Exercise data
§
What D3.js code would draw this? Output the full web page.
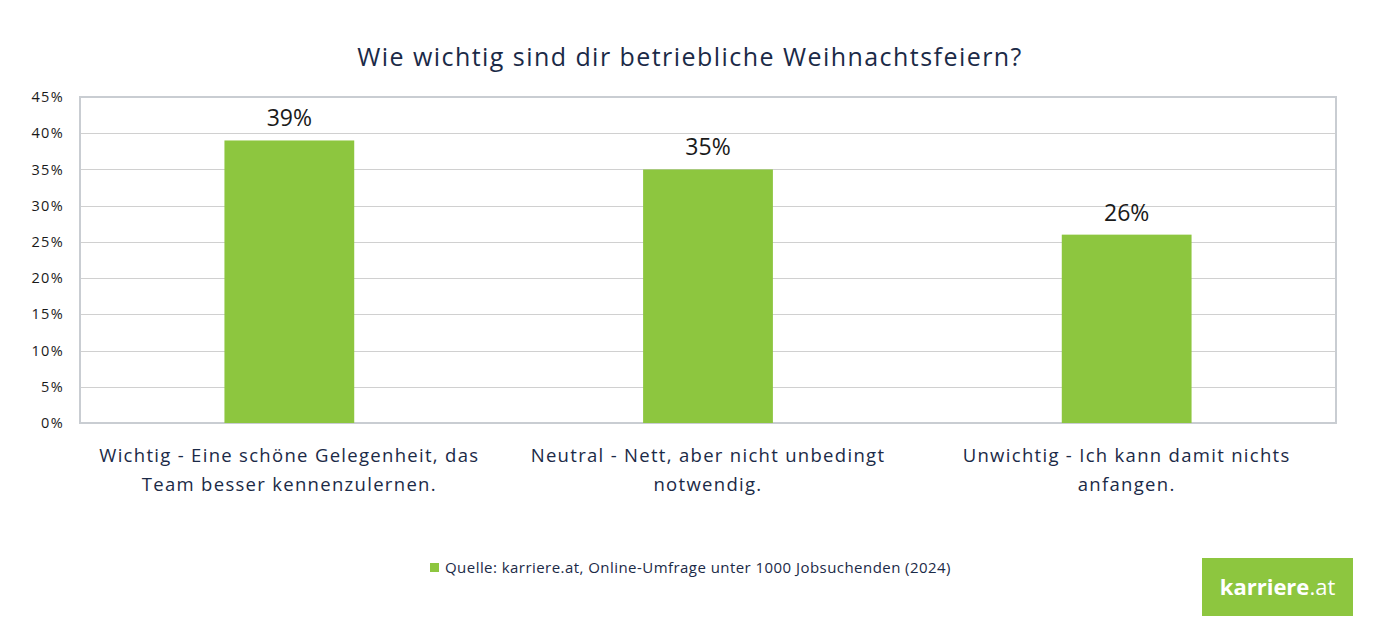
§
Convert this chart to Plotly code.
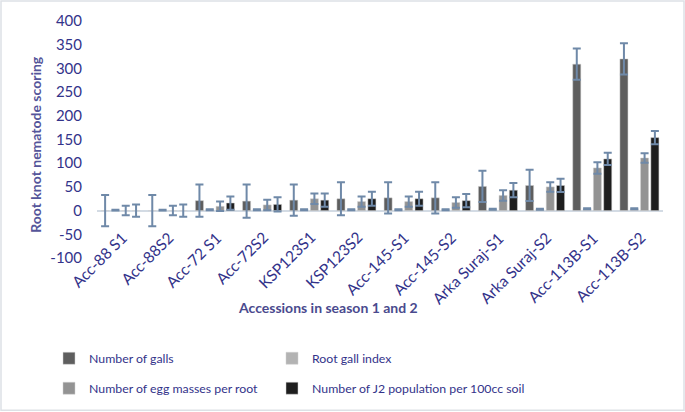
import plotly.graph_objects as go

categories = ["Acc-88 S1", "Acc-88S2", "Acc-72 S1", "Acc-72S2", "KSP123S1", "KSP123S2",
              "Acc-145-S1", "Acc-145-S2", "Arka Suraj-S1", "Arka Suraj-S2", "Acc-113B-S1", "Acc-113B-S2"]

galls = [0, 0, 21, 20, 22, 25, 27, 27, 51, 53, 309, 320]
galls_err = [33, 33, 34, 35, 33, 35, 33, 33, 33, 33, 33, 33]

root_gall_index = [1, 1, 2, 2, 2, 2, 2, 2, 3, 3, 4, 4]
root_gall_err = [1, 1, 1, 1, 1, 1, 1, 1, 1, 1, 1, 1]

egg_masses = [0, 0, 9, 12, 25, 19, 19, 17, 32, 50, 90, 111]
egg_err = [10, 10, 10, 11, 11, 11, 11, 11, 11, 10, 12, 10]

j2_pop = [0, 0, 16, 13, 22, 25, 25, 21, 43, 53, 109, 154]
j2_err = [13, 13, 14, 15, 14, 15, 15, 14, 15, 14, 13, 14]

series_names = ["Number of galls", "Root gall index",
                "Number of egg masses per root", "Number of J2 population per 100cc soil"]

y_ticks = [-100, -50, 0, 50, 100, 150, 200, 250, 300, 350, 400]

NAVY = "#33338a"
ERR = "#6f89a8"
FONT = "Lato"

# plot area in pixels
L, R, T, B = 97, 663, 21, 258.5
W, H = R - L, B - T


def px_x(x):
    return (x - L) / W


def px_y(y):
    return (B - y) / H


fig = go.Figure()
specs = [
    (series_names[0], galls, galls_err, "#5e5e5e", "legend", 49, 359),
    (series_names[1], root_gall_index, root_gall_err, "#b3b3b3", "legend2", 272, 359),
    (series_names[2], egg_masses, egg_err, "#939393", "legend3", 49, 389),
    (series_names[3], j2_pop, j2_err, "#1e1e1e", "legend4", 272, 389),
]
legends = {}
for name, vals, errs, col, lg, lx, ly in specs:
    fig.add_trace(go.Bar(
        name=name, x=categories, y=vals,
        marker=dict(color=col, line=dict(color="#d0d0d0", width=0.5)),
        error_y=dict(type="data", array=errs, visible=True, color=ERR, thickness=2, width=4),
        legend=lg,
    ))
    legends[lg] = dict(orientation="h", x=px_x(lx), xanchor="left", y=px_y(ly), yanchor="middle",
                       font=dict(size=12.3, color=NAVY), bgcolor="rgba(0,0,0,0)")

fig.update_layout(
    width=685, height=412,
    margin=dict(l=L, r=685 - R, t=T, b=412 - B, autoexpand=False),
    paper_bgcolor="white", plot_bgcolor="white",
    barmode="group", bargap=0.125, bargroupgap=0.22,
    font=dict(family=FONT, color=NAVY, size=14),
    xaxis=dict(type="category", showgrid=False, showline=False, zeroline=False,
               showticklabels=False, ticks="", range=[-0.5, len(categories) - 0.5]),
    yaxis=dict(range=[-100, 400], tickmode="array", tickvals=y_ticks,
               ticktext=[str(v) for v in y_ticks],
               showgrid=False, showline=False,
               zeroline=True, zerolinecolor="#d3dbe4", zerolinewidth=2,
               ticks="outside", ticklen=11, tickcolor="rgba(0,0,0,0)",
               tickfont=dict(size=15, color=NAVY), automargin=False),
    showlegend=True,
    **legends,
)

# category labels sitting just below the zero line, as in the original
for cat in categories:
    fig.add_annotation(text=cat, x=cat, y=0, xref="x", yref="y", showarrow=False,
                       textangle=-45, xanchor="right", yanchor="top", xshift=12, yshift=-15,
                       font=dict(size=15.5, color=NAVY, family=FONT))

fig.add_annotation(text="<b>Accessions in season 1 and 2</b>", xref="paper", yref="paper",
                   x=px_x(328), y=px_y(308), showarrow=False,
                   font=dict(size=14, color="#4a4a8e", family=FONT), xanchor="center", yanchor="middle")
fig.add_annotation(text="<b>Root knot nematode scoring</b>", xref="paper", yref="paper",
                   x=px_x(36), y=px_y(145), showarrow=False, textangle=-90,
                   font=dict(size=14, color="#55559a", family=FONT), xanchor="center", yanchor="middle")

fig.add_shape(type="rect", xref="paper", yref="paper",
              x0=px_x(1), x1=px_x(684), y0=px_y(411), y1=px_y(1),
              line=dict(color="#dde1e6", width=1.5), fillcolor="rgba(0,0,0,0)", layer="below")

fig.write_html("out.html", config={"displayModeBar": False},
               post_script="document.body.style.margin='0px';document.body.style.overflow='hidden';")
§
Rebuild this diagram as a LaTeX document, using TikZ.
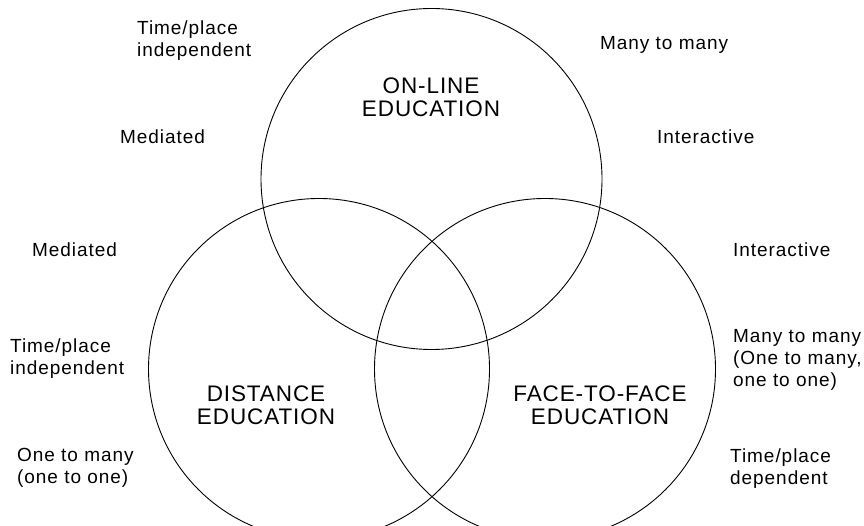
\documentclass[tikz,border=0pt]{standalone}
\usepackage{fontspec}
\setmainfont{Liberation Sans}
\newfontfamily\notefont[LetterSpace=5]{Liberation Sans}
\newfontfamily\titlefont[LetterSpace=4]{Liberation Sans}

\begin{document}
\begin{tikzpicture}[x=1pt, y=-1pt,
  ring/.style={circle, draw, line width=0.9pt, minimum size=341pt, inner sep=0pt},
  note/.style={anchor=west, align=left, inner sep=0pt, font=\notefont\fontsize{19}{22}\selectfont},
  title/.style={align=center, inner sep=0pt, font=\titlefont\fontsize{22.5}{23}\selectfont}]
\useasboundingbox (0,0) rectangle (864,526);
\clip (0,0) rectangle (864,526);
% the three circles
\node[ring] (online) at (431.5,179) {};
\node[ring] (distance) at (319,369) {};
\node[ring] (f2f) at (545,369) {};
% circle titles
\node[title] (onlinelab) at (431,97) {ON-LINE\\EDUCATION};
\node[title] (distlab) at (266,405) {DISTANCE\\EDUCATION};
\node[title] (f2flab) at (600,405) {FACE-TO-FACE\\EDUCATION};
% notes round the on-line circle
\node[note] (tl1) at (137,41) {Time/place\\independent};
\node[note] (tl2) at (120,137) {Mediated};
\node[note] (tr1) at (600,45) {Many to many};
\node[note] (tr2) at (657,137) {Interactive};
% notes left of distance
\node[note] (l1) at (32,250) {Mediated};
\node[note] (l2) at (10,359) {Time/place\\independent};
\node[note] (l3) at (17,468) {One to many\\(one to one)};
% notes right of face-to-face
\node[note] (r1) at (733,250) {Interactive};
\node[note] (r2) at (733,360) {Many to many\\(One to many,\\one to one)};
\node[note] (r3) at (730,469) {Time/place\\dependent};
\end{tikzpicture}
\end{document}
§
Stated exercise
Report the count of lines in the entries that contain the string "draw", and nothing besides it.

The answer
2